A judgment against an uninsured facility sued for wrongful death due to the neglect or abuse of a resident, is useless if the facility does not carry liability insurance. The facility receives a monetary judgment, but because there is no liability insurance to pay the judgment to the aggrieved family, the facility owner unable to pay the judgment – files bankruptcy. Few civil litigators will take a contingency case against an RCFE if the RCFE is uninsured. In either case, the family is left holding an empty bag.
CARR’s findings are that 87% of facilities in its database do not carry liability insurance at the time they are licensed. The odds are high that most residents in California live in facilities that do not carry liability insurance at all.
California must do a better job of protecting the frail, elderly, and medically needy residents living in assisted living. The decision to protect the elderly and their families can no longer be left to the licensee.
Mandatory Liability Insurance for RCFEs is both NECESSARY and OVERDUE! for three reasons: Moral Imperative, Accountability and Fairness.
• Moral Imperative: Elders and their families are at the mercy of uninsured RCFEs when the elder is injured, made ill, or suffers death at the hand of the licensee.

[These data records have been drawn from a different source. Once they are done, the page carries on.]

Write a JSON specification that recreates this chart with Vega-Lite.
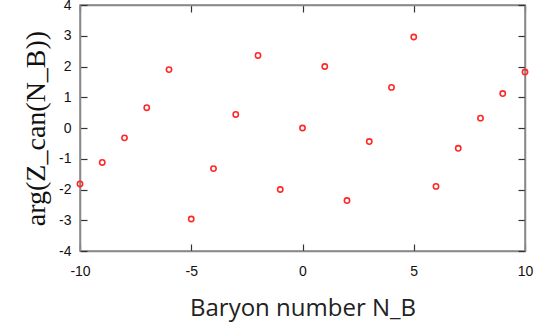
{
  "$schema": "https://vega.github.io/schema/vega-lite/v6.json",
  "width": 445,
  "height": 246,
  "autosize": {"type": "none"},
  "padding": {"left": 80, "top": 5, "right": 18, "bottom": 78},
  "background": "white",
  "config": {
    "view": {"stroke": "#888888", "strokeWidth": 1.5},
    "axis": {"grid": false, "domainColor": "#888888", "domainWidth": 1.5, "tickColor": "#333333", "tickWidth": 1.2, "tickSize": -7, "labelFont": "Liberation Sans", "labelFontSize": 14, "labelColor": "#111111", "labelExpr": "toString(datum.value)"}
  },
  "data": {"values": [
    {"NB": -10, "arg": -1.82},
    {"NB": -9, "arg": -1.12},
    {"NB": -8, "arg": -0.32},
    {"NB": -7, "arg": 0.66},
    {"NB": -6, "arg": 1.9},
    {"NB": -5, "arg": -2.96},
    {"NB": -4, "arg": -1.32},
    {"NB": -3, "arg": 0.44},
    {"NB": -2, "arg": 2.36},
    {"NB": -1, "arg": -2.0},
    {"NB": 0, "arg": 0.0},
    {"NB": 1, "arg": 2.0},
    {"NB": 2, "arg": -2.36},
    {"NB": 3, "arg": -0.44},
    {"NB": 4, "arg": 1.32},
    {"NB": 5, "arg": 2.96},
    {"NB": 6, "arg": -1.9},
    {"NB": 7, "arg": -0.66},
    {"NB": 8, "arg": 0.32},
    {"NB": 9, "arg": 1.12},
    {"NB": 10, "arg": 1.82}
  ]},
  "layer": [
    {
      "mark": {"type": "point", "shape": "circle", "filled": false, "color": "#ff2828", "strokeWidth": 1.6, "size": 28, "opacity": 1},
      "encoding": {
        "x": {"field": "NB", "type": "quantitative", "scale": {"domain": [-10, 10], "nice": false, "zero": false},
          "axis": {"values": [-10, -5, 0, 5, 10], "title": "Baryon number N_B", "titleFont": "Open Sans", "titleFontSize": 24, "titleFontWeight": "normal", "titleColor": "#222222", "titlePadding": 18, "labelPadding": 20, "labelFlush": false}},
        "y": {"field": "arg", "type": "quantitative", "scale": {"domain": [-4, 4], "nice": false, "zero": false},
          "axis": {"values": [-4, -3, -2, -1, 0, 1, 2, 3, 4], "title": "arg(Z_can(N_B))", "titleFont": "Liberation Serif", "titleFontSize": 28, "titleFontWeight": "normal", "titleColor": "#111111", "titlePadding": 8, "labelPadding": 16}}
      }
    },
    {
      "mark": {"type": "point", "opacity": 0},
      "encoding": {
        "x": {"field": "NB", "type": "quantitative", "scale": {"domain": [-10, 10], "nice": false, "zero": false},
          "axis": {"orient": "top", "values": [-10, -5, 0, 5, 10], "labels": false, "title": null}},
        "y": {"field": "arg", "type": "quantitative", "scale": {"domain": [-4, 4], "nice": false, "zero": false},
          "axis": {"orient": "right", "values": [-4, -3, -2, -1, 0, 1, 2, 3, 4], "labels": false, "title": null}}
      }
    }
  ],
  "resolve": {"axis": {"x": "independent", "y": "independent"}}
}
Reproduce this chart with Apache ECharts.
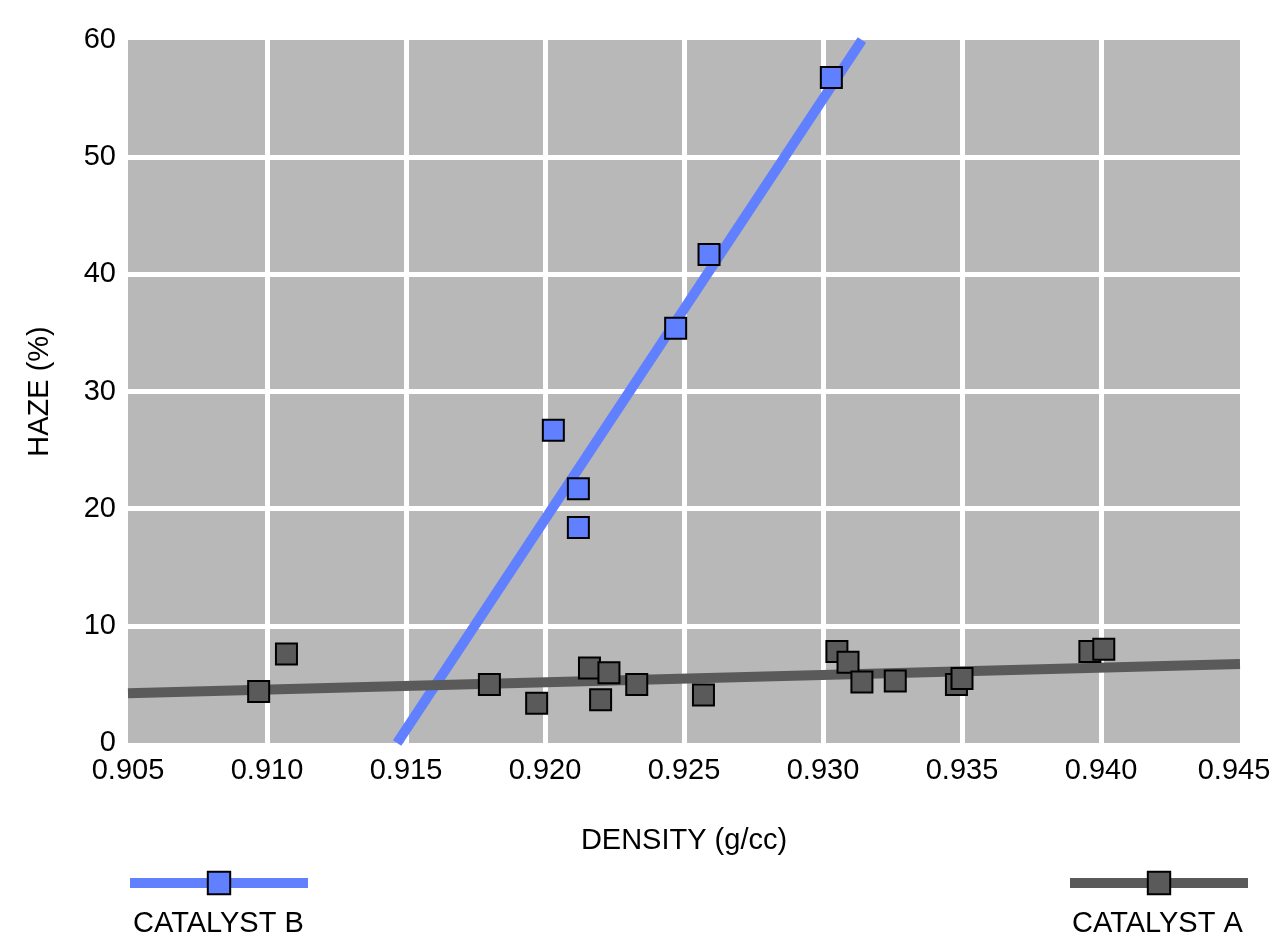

• Accountability: Current state regulations afford limited avenues for the family to hold the licensee accountable for harm suffered.
• Fairness: Why are frail elders not protected against ‘defective’ care delivered by RCFE owners?
Every licensed driver in California must carry liability insurance. Yet, over 8,000 assisted living facilities in California, carrying for 200,000 frail and medically needy residents, 24 hours a day, 365 days a year, without benefit of skilled medical professionals being on the staff of these facilities are exempt from carrying liability insurance.
CARR says, ENOUGH. The time for accountability is now.
For the older adult in each of us, please join CARR in demanding this common sense consumer protection for all: Require that all California residential care facilities for the elderly (RCFEs) carry mandatory liability insurance.